The magnitude-7.4 earthquake which struck northeastern Japan on Wednesday is likely to have been caused by the temblor at the same location in February 2021, experts say, warning that strong seismic activity should continue in the area.

The powerful quake off the Fukushima coast is considered to be an aftershock of the M9.0 quake in 2011 which devastated the same northeastern region and triggered the nuclear disaster, but its focus was much deeper at 57 kilometers below the seabed than 24 km 11 years ago.

A collapsed house is seen in the Fukushima Prefecture town of Kunimi in northeastern Japan on March 17, 2022, after a powerful earthquake struck the region the previous night. (Kyodo) ==Kyodo

Experts suspect that the quake late Wednesday, which left three people dead and over 180 injured, was directly triggered by the M7.3 temblor occurring at almost the same location at a depth of 55 km on Feb. 13, 2021.

Both quakes registered an upper 6 on Japan's seismic intensity scale of 7 in parts of Miyagi and Fukushima prefectures.

The relationship of the two quakes one year apart is "like a twin," says Takashi Furumura, professor of seismology at the University of Tokyo.

"There is a possibility that part of the fault at that location did not rupture when last year's quake occurred but it did this time with a one-year delay," Furumura said.

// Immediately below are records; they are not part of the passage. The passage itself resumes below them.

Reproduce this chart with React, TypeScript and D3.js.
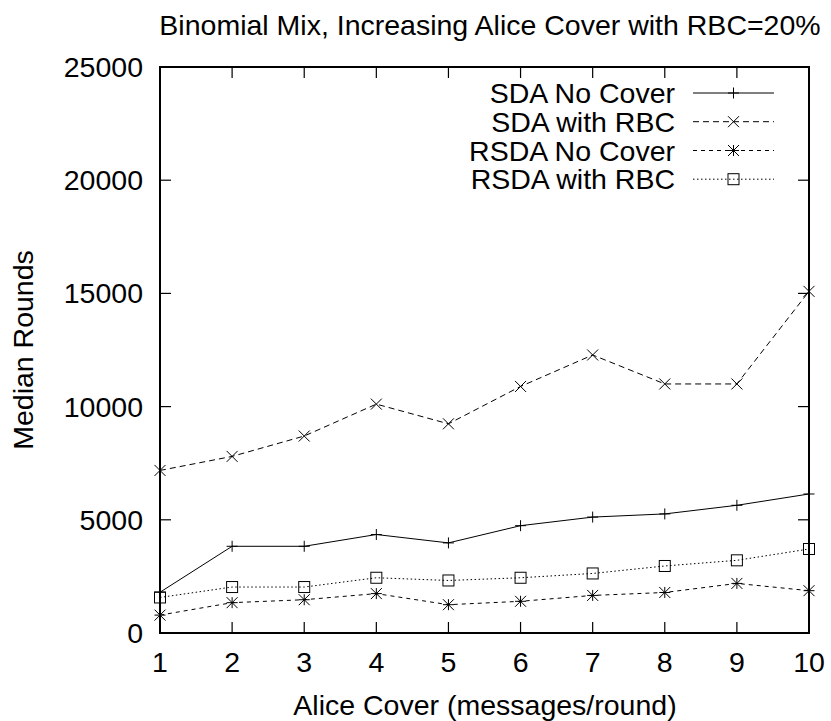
import React from "react";
import * as d3 from "d3";

const xValues = [1, 2, 3, 4, 5, 6, 7, 8, 9, 10];
const sdaNoCover = [1800, 3830, 3830, 4350, 3980, 4740, 5120, 5260, 5640, 6140];
const sdaWithRBC = [7180, 7800, 8700, 10110, 9240, 10890, 12280, 11000, 11000, 15090];
const rsdaNoCover = [790, 1340, 1470, 1740, 1250, 1400, 1660, 1790, 2190, 1870];
const rsdaWithRBC = [1570, 2030, 2030, 2440, 2320, 2440, 2630, 2960, 3210, 3710];
const seriesNames = ["SDA No Cover", "SDA with RBC", "RSDA No Cover", "RSDA with RBC"];
const yTicks = [0, 5000, 10000, 15000, 20000, 25000];

const W = 831, H = 721;
const L = 160, R = 809, T = 67, B = 633;
const font = "'Liberation Sans', Arial, sans-serif";
const FS = 28.5;

type Marker = "plus" | "cross" | "star" | "square";

function MarkerShape({ type, x, y }: { type: Marker; x: number; y: number }) {
  const s = 5.5;
  const st = { stroke: "#000", strokeWidth: 1, fill: "none" };
  if (type === "plus")
    return <path d={`M${x - s},${y}H${x + s}M${x},${y - s}V${y + s}`} {...st} />;
  if (type === "cross")
    return <path d={`M${x - s},${y - s}L${x + s},${y + s}M${x - s},${y + s}L${x + s},${y - s}`} {...st} />;
  if (type === "star")
    return (
      <path
        d={`M${x - s},${y}H${x + s}M${x},${y - s}V${y + s}M${x - s},${y - s}L${x + s},${y + s}M${x - s},${y + s}L${x + s},${y - s}`}
        {...st}
      />
    );
  return <rect x={x - s} y={y - s} width={2 * s} height={2 * s} {...st} />;
}

export default function App() {
  const x = d3.scaleLinear().domain([1, 10]).range([L, R]);
  const y = d3.scaleLinear().domain([0, 25000]).range([B, T]);
  const line = d3
    .line<number>()
    .x((_, i) => x(xValues[i]))
    .y((d) => y(d));

  const series: { data: number[]; dash: string; marker: Marker }[] = [
    { data: sdaNoCover, dash: "", marker: "plus" },
    { data: sdaWithRBC, dash: "6,4", marker: "cross" },
    { data: rsdaNoCover, dash: "4,4", marker: "star" },
    { data: rsdaWithRBC, dash: "1.5,2.5", marker: "square" },
  ];

  const legendY = [93, 121.7, 150.5, 179.2];

  return (
    <svg width={W} height={H} style={{ position: "absolute", left: 0, top: 0 }} fontFamily={font}>
      <rect width={W} height={H} fill="#fff" />
      <text x={490} y={35} textAnchor="middle" fontSize={FS}>
        Binomial Mix, Increasing Alice Cover with RBC=20%
      </text>
      {yTicks.map((t) => (
        <g key={"y" + t}>
          <line x1={L} x2={L + 11} y1={y(t)} y2={y(t)} stroke="#000" strokeWidth={1.2} />
          <line x1={R} x2={R - 11} y1={y(t)} y2={y(t)} stroke="#000" strokeWidth={1.2} />
          <text x={143} y={y(t) + 10} textAnchor="end" fontSize={FS}>
            {t}
          </text>
        </g>
      ))}
      {xValues.map((t) => (
        <g key={"x" + t}>
          <line x1={x(t)} x2={x(t)} y1={B} y2={B - 11} stroke="#000" strokeWidth={1.2} />
          <line x1={x(t)} x2={x(t)} y1={T} y2={T + 11} stroke="#000" strokeWidth={1.2} />
          <text x={x(t)} y={672} textAnchor="middle" fontSize={FS}>
            {t}
          </text>
        </g>
      ))}
      {series.map((s, i) => (
        <g key={i}>
          <path d={line(s.data) || ""} fill="none" stroke="#000" strokeWidth={1} strokeDasharray={s.dash || undefined} />
          {s.data.map((v, j) => (
            <MarkerShape key={j} type={s.marker} x={x(xValues[j])} y={y(v)} />
          ))}
        </g>
      ))}
      {series.map((s, i) => (
        <g key={"lg" + i}>
          <text x={675} y={legendY[i] + 10} textAnchor="end" fontSize={FS}>
            {seriesNames[i]}
          </text>
          <line x1={693} x2={774} y1={legendY[i]} y2={legendY[i]} stroke="#000" strokeWidth={1} strokeDasharray={s.dash || undefined} />
          <MarkerShape type={s.marker} x={733.5} y={legendY[i]} />
        </g>
      ))}
      <rect x={L} y={T} width={R - L} height={B - T} fill="none" stroke="#000" strokeWidth={2} />
      <text x={0} y={0} transform={`translate(33,${(T + B) / 2}) rotate(-90)`} textAnchor="middle" fontSize={FS}>
        Median Rounds
      </text>
      <text x={485} y={715} textAnchor="middle" fontSize={FS}>
        Alice Cover (messages/round)
      </text>
    </svg>
  );
}
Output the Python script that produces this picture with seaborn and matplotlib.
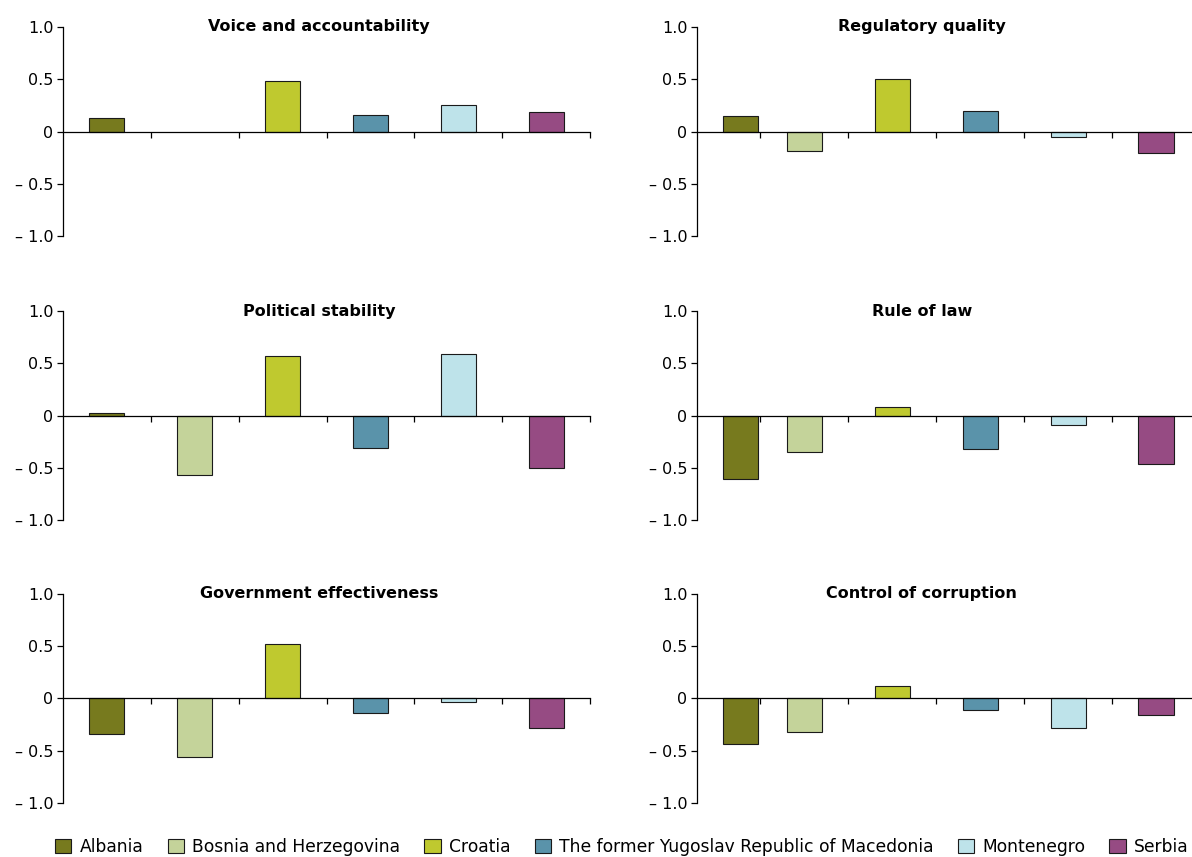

Shinji Tooda, Tohoku University's professor of seismology, agrees, saying the parts of fault that ruptured in 2021 and this year sat next to each other and they are "undoubtedly" related.

The quake in February 2021 left over 150 people injured.

The temblor on Wednesday was stronger than the one a year ago in terms of both short and long waves, causing buildings in areas away from the epicenter to shake to an extent that elevators were stopped and a shinkansen bullet train derailed in Miyagi, according to Kojiro Irikura, visiting professor of seismology at Aichi Institute of Technology.

Powerful quakes attributable to a similar fault movement mechanism are likely to continue occurring off the northeastern coast where the Pacific plate meets a continental plate, experts say.

"It is fair to say that intensive seismic activity is resuming in the area," the University of Tokyo's Furumura said.